I will write about some fun-at-work moments someday. Coming back to the movie, it is paisa vasool.

Crapologist: One who specializes in handing out crap but presents it in such a fashion that it appears to be fact (Courtesy: Urban Dictionary)

Sunday, July 12, 2009

Quote for the day

MILs are just so harmless and nice. You just have to do whatever they say.” ~ Arunima, Blogger.

Saturday, July 04, 2009

my Einstein brains at the Antakshari

We were shown a clip. The clip just before the song,"hal kesa hai janab ka". I have not been watching Tv so, I am quite rusted when it comes to visuals. There were negative markings too. We had to pass or give the correct song. My colleague knew the name of the movie and couldn't really recollect the song and went on saying,"yaar, ye wo phisalne wala gaana hai" again and again. You know what my Einstein brains started visualising that moment? Jack and Jill tumbling down. Yes, it was a hindi-movies-only Antakshari and the word 'phisalna' conjured up the image of Jack and Jill to me and nothing else. We scored zero in that round.

Next was an audio-visual round. A video of a scene before a song would be played but the sound track of another movie would be in the background. We got the first video and the song right, which was from Golmal. The background audio was from Gupt. We identified the movie, but gave the wrong song. Most of Gupt's songs start with similar music and it was tough to identify the difference in 10 secs. We scored zero in this round again.

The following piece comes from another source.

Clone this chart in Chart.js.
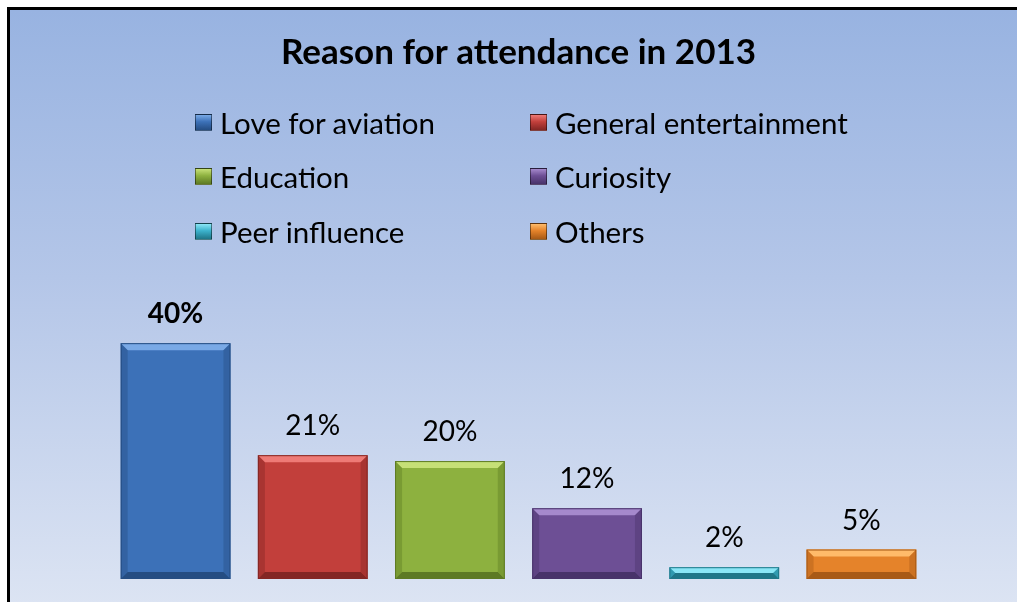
<!DOCTYPE html>
<html>
<head>
<meta charset="utf-8">
<script src="https://cdn.jsdelivr.net/npm/chart.js@4"></script>
<style>
  html, body { margin: 0; padding: 0; background: #fff; }
  body { width: 1017px; height: 602px; position: relative; overflow: hidden; font-family: Lato, "Open Sans", sans-serif; }
  #frame {
    position: absolute; left: 7px; top: 7px; width: 1010px; height: 595px;
    border-left: 3px solid #000; border-top: 3px solid #000;
    background: linear-gradient(to bottom, #98b3e1 0%, #b4c6e8 45%, #dce4f3 100%);
  }
  #wrap { position: absolute; left: 0; top: 0; width: 1017px; height: 602px; }
  .item { position: absolute; height: 30px; display: flex; align-items: center; font-size: 29.5px; color: #000; white-space: nowrap; }
  .box { width: 15px; height: 15px; margin-right: 8px; border: 1px solid rgba(0,0,0,0.45); }
</style>
</head>
<body>
<div id="frame"></div>
<div id="wrap"><canvas id="canvas" width="1017" height="602"></canvas></div>
<div id="legend"></div>
<script>
// categories and values (percent)
var categories = ["Love for aviation", "General entertainment", "Education", "Curiosity", "Peer influence", "Others"];
var values = [40, 21, 20, 12, 2, 5];
var colors = ["#3c71b8", "#c23f3b", "#8db13f", "#6d4f95", "#3cb2cc", "#e5832a"];
var lightColors = ["#79a9e6", "#ee7a76", "#c6e077", "#a589cc", "#8ae6f6", "#ffbb6a"];
var darkColors = ["#254d82", "#832624", "#5d7a24", "#48336a", "#1f7688", "#a85a16"];
var titleText = "Reason for attendance in 2013";

// html legend, two columns
var legendEl = document.getElementById("legend");
var colX = [195, 530];
var rowY = [122, 176, 231];
categories.forEach(function (name, i) {
    var d = document.createElement("div");
    d.className = "item";
    d.style.left = colX[i % 2] + "px";
    d.style.top = (rowY[Math.floor(i / 2)] - 15) + "px";
    var b = document.createElement("span");
    b.className = "box";
    b.style.background = "linear-gradient(to bottom, " + lightColors[i] + ", " + colors[i] + " 45%, " + darkColors[i] + ")";
    d.appendChild(b);
    d.appendChild(document.createTextNode(name));
    legendEl.appendChild(d);
});

// bevel + value labels
var bevelPlugin = {
    id: "bevel",
    afterDatasetsDraw: function (chart) {
        var ctx = chart.ctx;
        var meta = chart.getDatasetMeta(0);
        meta.data.forEach(function (bar, i) {
            var left = bar.x - bar.width / 2, right = bar.x + bar.width / 2;
            var top = bar.y, bottom = bar.base;
            var e = Math.min(7, (bottom - top) / 2);
            ctx.save();
            // top bevel
            ctx.fillStyle = lightColors[i];
            ctx.beginPath();
            ctx.moveTo(left, top); ctx.lineTo(right, top);
            ctx.lineTo(right - e, top + e); ctx.lineTo(left + e, top + e);
            ctx.closePath(); ctx.fill();
            // bottom bevel
            ctx.fillStyle = darkColors[i];
            ctx.beginPath();
            ctx.moveTo(left, bottom); ctx.lineTo(right, bottom);
            ctx.lineTo(right - e, bottom - e); ctx.lineTo(left + e, bottom - e);
            ctx.closePath(); ctx.fill();
            // sides
            ctx.globalAlpha = 0.4;
            ctx.fillStyle = darkColors[i];
            ctx.beginPath();
            ctx.moveTo(right, top); ctx.lineTo(right, bottom);
            ctx.lineTo(right - e, bottom - e); ctx.lineTo(right - e, top + e);
            ctx.closePath(); ctx.fill();
            ctx.beginPath();
            ctx.moveTo(left, top); ctx.lineTo(left, bottom);
            ctx.lineTo(left + e, bottom - e); ctx.lineTo(left + e, top + e);
            ctx.closePath(); ctx.fill();
            ctx.globalAlpha = 1;
            ctx.strokeStyle = darkColors[i];
            ctx.lineWidth = 1;
            ctx.strokeRect(left + 0.5, top + 0.5, bar.width - 1, bottom - top - 1);
            // label
            ctx.fillStyle = "#000";
            ctx.textAlign = "center";
            ctx.textBaseline = "middle";
            ctx.font = (i === 0 ? "bold " : "") + "28px Lato, 'Open Sans', sans-serif";
            ctx.fillText(values[i] + "%", bar.x, top - 29);
            ctx.restore();
        });
    }
};

window.onload = function () {
    var ctx = document.getElementById("canvas").getContext("2d");
    window.myBar = new Chart(ctx, {
        type: "bar",
        data: {
            labels: categories,
            datasets: [{
                data: values,
                backgroundColor: colors,
                borderWidth: 0,
                barPercentage: 0.8,
                categoryPercentage: 1
            }]
        },
        options: {
            responsive: false,
            animation: false,
            layout: { padding: { left: 107, right: 87, bottom: 23, top: 0 } },
            plugins: {
                legend: { display: false },
                tooltip: { enabled: false },
                title: {
                    display: true,
                    text: titleText,
                    color: "#000",
                    font: { family: "Lato, 'Open Sans', sans-serif", size: 35, weight: "bold" },
                    padding: { top: 32, bottom: 222 }
                }
            },
            scales: {
                x: { display: false },
                y: { display: false, min: 0, max: 48 }
            }
        },
        plugins: [bevelPlugin]
    });
};
</script>
</body>
</html>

Therefore, we lost. We led until the 5th round out of 7. Had a chance until the last round, but ended up 3rd or 4th. (doesn't matter as we were not runner's up either). A team that almost got eliminated won. Charged up with all the songs starting with 'u' and 'th', I sat and perhaps, went on sitting. :-)

High points:

We won an award for having the most innovative team name, which was "Galle me khitch khitch". Yours truly gave the name against some team mates resisting it. Other teams had sur, jhankar beats etc.

It was a lot of fun.

I got complimented for having a good voice from some people.